Images are not part of the copy; write out the rest of the data exactly as given.

-- Start --

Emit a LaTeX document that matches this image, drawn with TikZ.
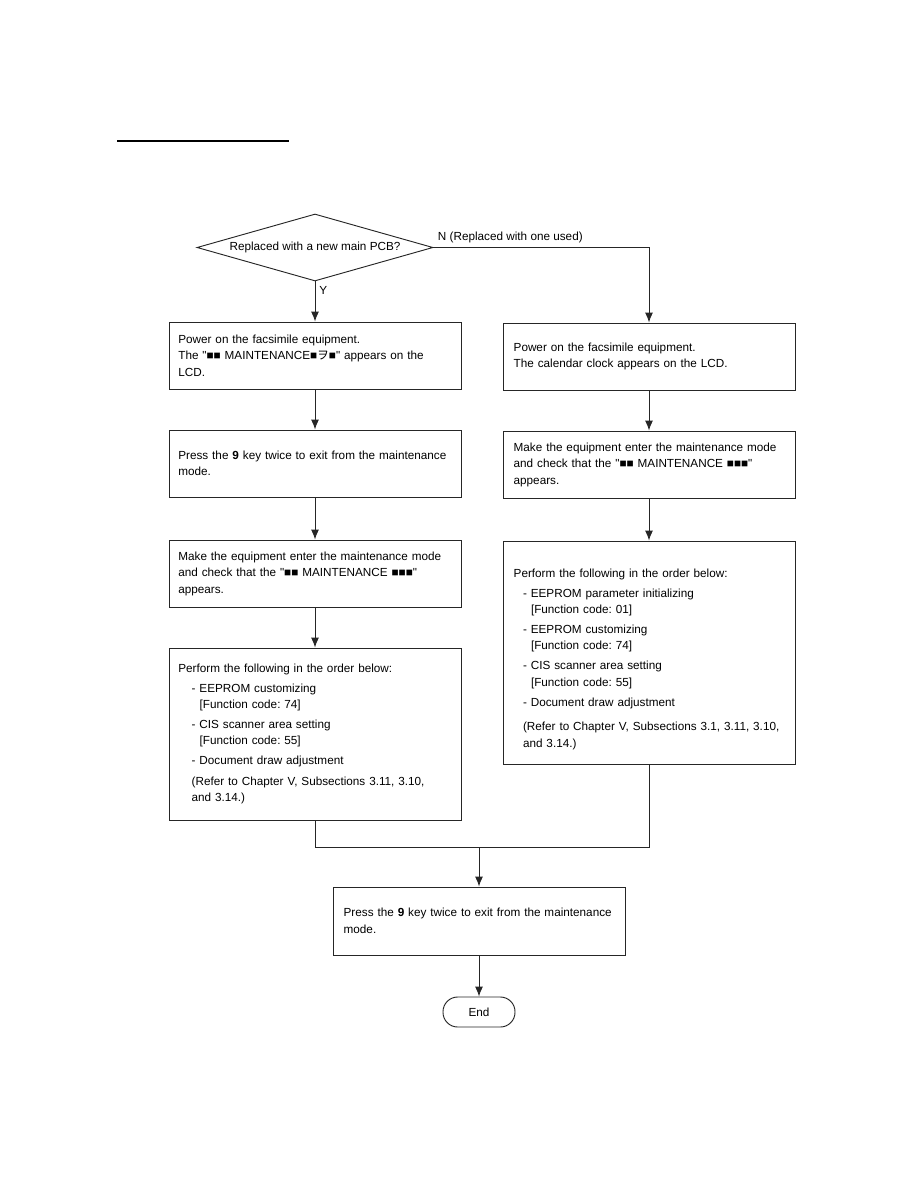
\documentclass[tikz,border=0pt]{standalone}
\usepackage{fontspec}
\setmainfont{Liberation Sans}[Ligatures=TeXOff]
\newfontfamily\jpfont{Noto Sans CJK JP}
\usetikzlibrary{shapes.geometric,arrows.meta}
\frenchspacing

\tikzset{
  testo/.style={font=\fontsize{8.8}{12.4}\selectfont},
  passo/.style={testo, draw=black!85, line width=0.7pt, minimum height=50.25pt,
    text width=205pt, inner xsep=7pt, align=left},
  passodx/.style={passo, text width=203pt, inner xsep=8pt},
  scelta/.style={testo, diamond, draw=black!85, line width=0.7pt, aspect=3.5,
    inner sep=0pt, minimum width=177pt, minimum height=50.25pt},
  fine/.style={testo, draw=black!85, line width=0.7pt, rounded corners=11pt,
    minimum width=54pt, minimum height=22.5pt},
  freccia/.style={->, line width=0.7pt, draw=black!85}
}

\begin{document}
\begin{tikzpicture}[x=0.75pt, y=-0.75pt, >={Latex[length=7.5pt,width=6pt]}]
  \useasboundingbox (0,0) rectangle (918,1188);
  \draw[line width=0.9pt] (117,141) -- (289,141);

  % Nodi
  \node[scelta] (pcb) at (315,247.5) {Replaced with a new main PCB?};

  \node[passo] (l1) at (315,355.5) {Power on the facsimile equipment.\\
    The "■■ MAINTENANCE■{\jpfont ヲ}■" appears on the\\LCD.};
  \node[passo] (l2) at (315,463.5) {Press the \textbf{9} key twice to exit from the maintenance\\mode.};
  \node[passo] (l3) at (315,573.5) {Make the equipment enter the maintenance mode\\
    and check that the "■■ MAINTENANCE ■■■"\\appears.};
  \node[passo, minimum height=129pt] (l4) at (315,734) {Perform the following in the order below:\\[2.5pt]
    \hspace*{10pt}- EEPROM customizing\\
    \hspace*{16pt}[Function code: 74]\\[2.5pt]
    \hspace*{10pt}- CIS scanner area setting\\
    \hspace*{16pt}[Function code: 55]\\[2.5pt]
    \hspace*{10pt}- Document draw adjustment\\[3pt]
    \hspace*{10pt}(Refer to Chapter V, Subsections 3.11, 3.10,\\
    \hspace*{10pt}and 3.14.)};

  \node[passodx] (r1) at (649,356.5) {Power on the facsimile equipment.\\
    The calendar clock appears on the LCD.};
  \node[passodx] (r2) at (649,464.5) {Make the equipment enter the maintenance mode\\
    and check that the "■■ MAINTENANCE ■■■"\\appears.};
  \node[passodx, minimum height=167.25pt] (r3) at (649,652.5) {\mbox{}\\[4pt]
    Perform the following in the order below:\\[2.5pt]
    \hspace*{7pt}- EEPROM parameter initializing\\
    \hspace*{13pt}[Function code: 01]\\[2.5pt]
    \hspace*{7pt}- EEPROM customizing\\
    \hspace*{13pt}[Function code: 74]\\[2.5pt]
    \hspace*{7pt}- CIS scanner area setting\\
    \hspace*{13pt}[Function code: 55]\\[2.5pt]
    \hspace*{7pt}- Document draw adjustment\\[6pt]
    \hspace*{7pt}(Refer to Chapter V, Subsections 3.1, 3.11, 3.10,\\
    \hspace*{7pt}and 3.14.)};

  \node[passodx, minimum height=51pt] (ultimo) at (479,921) {Press the \textbf{9} key twice to exit from the maintenance\\mode.};
  \node[fine] (end) at (479,1012) {End};
  \coordinate (unione) at (479,847);

  % Frecce
  \draw[freccia] (pcb.south) -- node[testo, pos=0, anchor=north west, inner sep=3pt] {Y} (l1.north);
  \draw[freccia] (pcb.east) -| node[testo, pos=0, anchor=south west, inner sep=3pt] {N (Replaced with one used)} (r1.north);
  \draw[freccia] (l1) -- (l2);
  \draw[freccia] (l2) -- (l3);
  \draw[freccia] (l3) -- (l4);
  \draw[freccia] (r1) -- (r2);
  \draw[freccia] (r2) -- (r3);
  \draw[line width=0.7pt, draw=black!85] (l4.south) |- (unione) -| (r3.south);
  \draw[freccia] (unione) -- (ultimo.north);
  \draw[freccia] (ultimo) -- (end);
\end{tikzpicture}
\end{document}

-- End --

# Exercise response:
Emit a LaTeX document that matches this image, drawn with TikZ.
\documentclass[tikz,border=0pt]{standalone}
\usepackage{fontspec}
\setmainfont{Liberation Sans}[Ligatures=TeXOff]
\newfontfamily\jpfont{Noto Sans CJK JP}
\usetikzlibrary{shapes.geometric,arrows.meta}
\frenchspacing

\tikzset{
  testo/.style={font=\fontsize{8.8}{12.4}\selectfont},
  passo/.style={testo, draw=black!85, line width=0.7pt, minimum height=50.25pt,
    text width=205pt, inner xsep=7pt, align=left},
  passodx/.style={passo, text width=203pt, inner xsep=8pt},
  scelta/.style={testo, diamond, draw=black!85, line width=0.7pt, aspect=3.5,
    inner sep=0pt, minimum width=177pt, minimum height=50.25pt},
  fine/.style={testo, draw=black!85, line width=0.7pt, rounded corners=11pt,
    minimum width=54pt, minimum height=22.5pt},
  freccia/.style={->, line width=0.7pt, draw=black!85}
}

\begin{document}
\begin{tikzpicture}[x=0.75pt, y=-0.75pt, >={Latex[length=7.5pt,width=6pt]}]
  \useasboundingbox (0,0) rectangle (918,1188);
  \draw[line width=0.9pt] (117,141) -- (289,141);

  % Nodi
  \node[scelta] (pcb) at (315,247.5) {Replaced with a new main PCB?};

  \node[passo] (l1) at (315,355.5) {Power on the facsimile equipment.\\
    The "■■ MAINTENANCE■{\jpfont ヲ}■" appears on the\\LCD.};
  \node[passo] (l2) at (315,463.5) {Press the \textbf{9} key twice to exit from the maintenance\\mode.};
  \node[passo] (l3) at (315,573.5) {Make the equipment enter the maintenance mode\\
    and check that the "■■ MAINTENANCE ■■■"\\appears.};
  \node[passo, minimum height=129pt] (l4) at (315,734) {Perform the following in the order below:\\[2.5pt]
    \hspace*{10pt}- EEPROM customizing\\
    \hspace*{16pt}[Function code: 74]\\[2.5pt]
    \hspace*{10pt}- CIS scanner area setting\\
    \hspace*{16pt}[Function code: 55]\\[2.5pt]
    \hspace*{10pt}- Document draw adjustment\\[3pt]
    \hspace*{10pt}(Refer to Chapter V, Subsections 3.11, 3.10,\\
    \hspace*{10pt}and 3.14.)};

  \node[passodx] (r1) at (649,356.5) {Power on the facsimile equipment.\\
    The calendar clock appears on the LCD.};
  \node[passodx] (r2) at (649,464.5) {Make the equipment enter the maintenance mode\\
    and check that the "■■ MAINTENANCE ■■■"\\appears.};
  \node[passodx, minimum height=167.25pt] (r3) at (649,652.5) {\mbox{}\\[4pt]
    Perform the following in the order below:\\[2.5pt]
    \hspace*{7pt}- EEPROM parameter initializing\\
    \hspace*{13pt}[Function code: 01]\\[2.5pt]
    \hspace*{7pt}- EEPROM customizing\\
    \hspace*{13pt}[Function code: 74]\\[2.5pt]
    \hspace*{7pt}- CIS scanner area setting\\
    \hspace*{13pt}[Function code: 55]\\[2.5pt]
    \hspace*{7pt}- Document draw adjustment\\[6pt]
    \hspace*{7pt}(Refer to Chapter V, Subsections 3.1, 3.11, 3.10,\\
    \hspace*{7pt}and 3.14.)};

  \node[passodx, minimum height=51pt] (ultimo) at (479,921) {Press the \textbf{9} key twice to exit from the maintenance\\mode.};
  \node[fine] (end) at (479,1012) {End};
  \coordinate (unione) at (479,847);

  % Frecce
  \draw[freccia] (pcb.south) -- node[testo, pos=0, anchor=north west, inner sep=3pt] {Y} (l1.north);
  \draw[freccia] (pcb.east) -| node[testo, pos=0, anchor=south west, inner sep=3pt] {N (Replaced with one used)} (r1.north);
  \draw[freccia] (l1) -- (l2);
  \draw[freccia] (l2) -- (l3);
  \draw[freccia] (l3) -- (l4);
  \draw[freccia] (r1) -- (r2);
  \draw[freccia] (r2) -- (r3);
  \draw[line width=0.7pt, draw=black!85] (l4.south) |- (unione) -| (r3.south);
  \draw[freccia] (unione) -- (ultimo.north);
  \draw[freccia] (ultimo) -- (end);
\end{tikzpicture}
\end{document}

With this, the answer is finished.